## BEGIN Given information

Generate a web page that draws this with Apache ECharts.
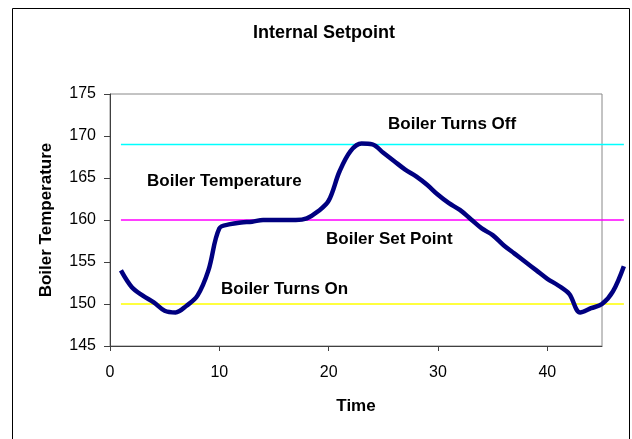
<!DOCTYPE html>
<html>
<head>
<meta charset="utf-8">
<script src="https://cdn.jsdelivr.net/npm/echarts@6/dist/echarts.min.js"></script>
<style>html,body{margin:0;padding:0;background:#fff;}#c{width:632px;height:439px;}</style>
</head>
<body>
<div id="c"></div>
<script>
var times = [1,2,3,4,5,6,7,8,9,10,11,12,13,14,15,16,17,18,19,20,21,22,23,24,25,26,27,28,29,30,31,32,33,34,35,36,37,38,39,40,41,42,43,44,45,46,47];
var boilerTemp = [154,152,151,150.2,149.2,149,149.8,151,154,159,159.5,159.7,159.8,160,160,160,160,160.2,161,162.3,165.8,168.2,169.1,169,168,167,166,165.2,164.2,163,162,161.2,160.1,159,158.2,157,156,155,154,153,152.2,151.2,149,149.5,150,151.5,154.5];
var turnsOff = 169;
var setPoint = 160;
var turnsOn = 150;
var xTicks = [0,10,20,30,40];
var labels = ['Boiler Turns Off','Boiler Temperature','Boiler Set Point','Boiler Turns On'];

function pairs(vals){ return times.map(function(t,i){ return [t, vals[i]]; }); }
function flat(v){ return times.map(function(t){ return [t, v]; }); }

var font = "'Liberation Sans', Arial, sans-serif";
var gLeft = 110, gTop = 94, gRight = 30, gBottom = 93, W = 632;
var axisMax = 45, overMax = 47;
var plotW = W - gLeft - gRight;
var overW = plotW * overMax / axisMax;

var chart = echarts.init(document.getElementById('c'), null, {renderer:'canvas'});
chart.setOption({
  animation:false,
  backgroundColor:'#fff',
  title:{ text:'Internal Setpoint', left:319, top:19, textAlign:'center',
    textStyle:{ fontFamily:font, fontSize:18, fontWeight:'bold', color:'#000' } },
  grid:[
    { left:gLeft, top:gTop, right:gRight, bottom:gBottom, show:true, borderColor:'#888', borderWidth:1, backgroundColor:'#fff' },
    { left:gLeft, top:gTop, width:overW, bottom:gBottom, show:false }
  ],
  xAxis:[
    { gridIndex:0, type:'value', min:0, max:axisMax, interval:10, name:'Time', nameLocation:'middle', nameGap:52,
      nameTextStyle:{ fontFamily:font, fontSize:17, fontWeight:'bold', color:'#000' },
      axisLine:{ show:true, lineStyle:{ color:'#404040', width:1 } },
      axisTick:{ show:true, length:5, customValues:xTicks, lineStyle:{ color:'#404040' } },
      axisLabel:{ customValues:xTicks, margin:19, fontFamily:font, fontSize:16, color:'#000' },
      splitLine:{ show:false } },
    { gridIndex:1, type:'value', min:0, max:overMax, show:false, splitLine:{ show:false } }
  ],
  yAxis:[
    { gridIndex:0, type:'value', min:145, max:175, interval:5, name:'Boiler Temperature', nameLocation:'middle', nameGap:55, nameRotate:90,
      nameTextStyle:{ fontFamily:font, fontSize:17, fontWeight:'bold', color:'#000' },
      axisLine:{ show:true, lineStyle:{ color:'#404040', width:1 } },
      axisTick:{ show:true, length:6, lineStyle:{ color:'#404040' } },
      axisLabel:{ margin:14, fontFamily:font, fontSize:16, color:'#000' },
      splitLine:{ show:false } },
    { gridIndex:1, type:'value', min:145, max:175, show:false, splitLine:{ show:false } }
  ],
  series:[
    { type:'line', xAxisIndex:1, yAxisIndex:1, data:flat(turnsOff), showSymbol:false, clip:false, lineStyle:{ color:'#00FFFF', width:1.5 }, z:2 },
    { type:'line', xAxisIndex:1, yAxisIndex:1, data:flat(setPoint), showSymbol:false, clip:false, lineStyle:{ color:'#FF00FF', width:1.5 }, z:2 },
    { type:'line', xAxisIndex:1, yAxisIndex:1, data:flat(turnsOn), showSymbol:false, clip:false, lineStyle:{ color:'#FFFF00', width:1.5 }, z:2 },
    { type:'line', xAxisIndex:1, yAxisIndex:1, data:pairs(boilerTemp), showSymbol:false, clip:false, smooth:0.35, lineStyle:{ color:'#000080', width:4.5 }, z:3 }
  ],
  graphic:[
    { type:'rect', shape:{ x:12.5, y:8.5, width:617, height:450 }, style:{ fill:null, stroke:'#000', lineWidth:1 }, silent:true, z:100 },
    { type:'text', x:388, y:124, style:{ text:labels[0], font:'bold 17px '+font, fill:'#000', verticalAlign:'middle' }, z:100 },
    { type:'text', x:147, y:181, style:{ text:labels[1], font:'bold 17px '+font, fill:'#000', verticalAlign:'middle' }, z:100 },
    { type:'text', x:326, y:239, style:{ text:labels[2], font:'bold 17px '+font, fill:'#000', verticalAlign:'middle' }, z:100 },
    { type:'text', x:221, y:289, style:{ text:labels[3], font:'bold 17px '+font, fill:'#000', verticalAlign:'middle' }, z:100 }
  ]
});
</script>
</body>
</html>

## END Given information

*Exercise instructions*: The lines from the start of the data through the line that contains "return [t, v];" are to be returned exactly, please, with both ends included and every picture left out.

*Output for this exercise*:
Generate a web page that draws this with Apache ECharts.
<!DOCTYPE html>
<html>
<head>
<meta charset="utf-8">
<script src="https://cdn.jsdelivr.net/npm/echarts@6/dist/echarts.min.js"></script>
<style>html,body{margin:0;padding:0;background:#fff;}#c{width:632px;height:439px;}</style>
</head>
<body>
<div id="c"></div>
<script>
var times = [1,2,3,4,5,6,7,8,9,10,11,12,13,14,15,16,17,18,19,20,21,22,23,24,25,26,27,28,29,30,31,32,33,34,35,36,37,38,39,40,41,42,43,44,45,46,47];
var boilerTemp = [154,152,151,150.2,149.2,149,149.8,151,154,159,159.5,159.7,159.8,160,160,160,160,160.2,161,162.3,165.8,168.2,169.1,169,168,167,166,165.2,164.2,163,162,161.2,160.1,159,158.2,157,156,155,154,153,152.2,151.2,149,149.5,150,151.5,154.5];
var turnsOff = 169;
var setPoint = 160;
var turnsOn = 150;
var xTicks = [0,10,20,30,40];
var labels = ['Boiler Turns Off','Boiler Temperature','Boiler Set Point','Boiler Turns On'];

function pairs(vals){ return times.map(function(t,i){ return [t, vals[i]]; }); }
function flat(v){ return times.map(function(t){ return [t, v]; }); }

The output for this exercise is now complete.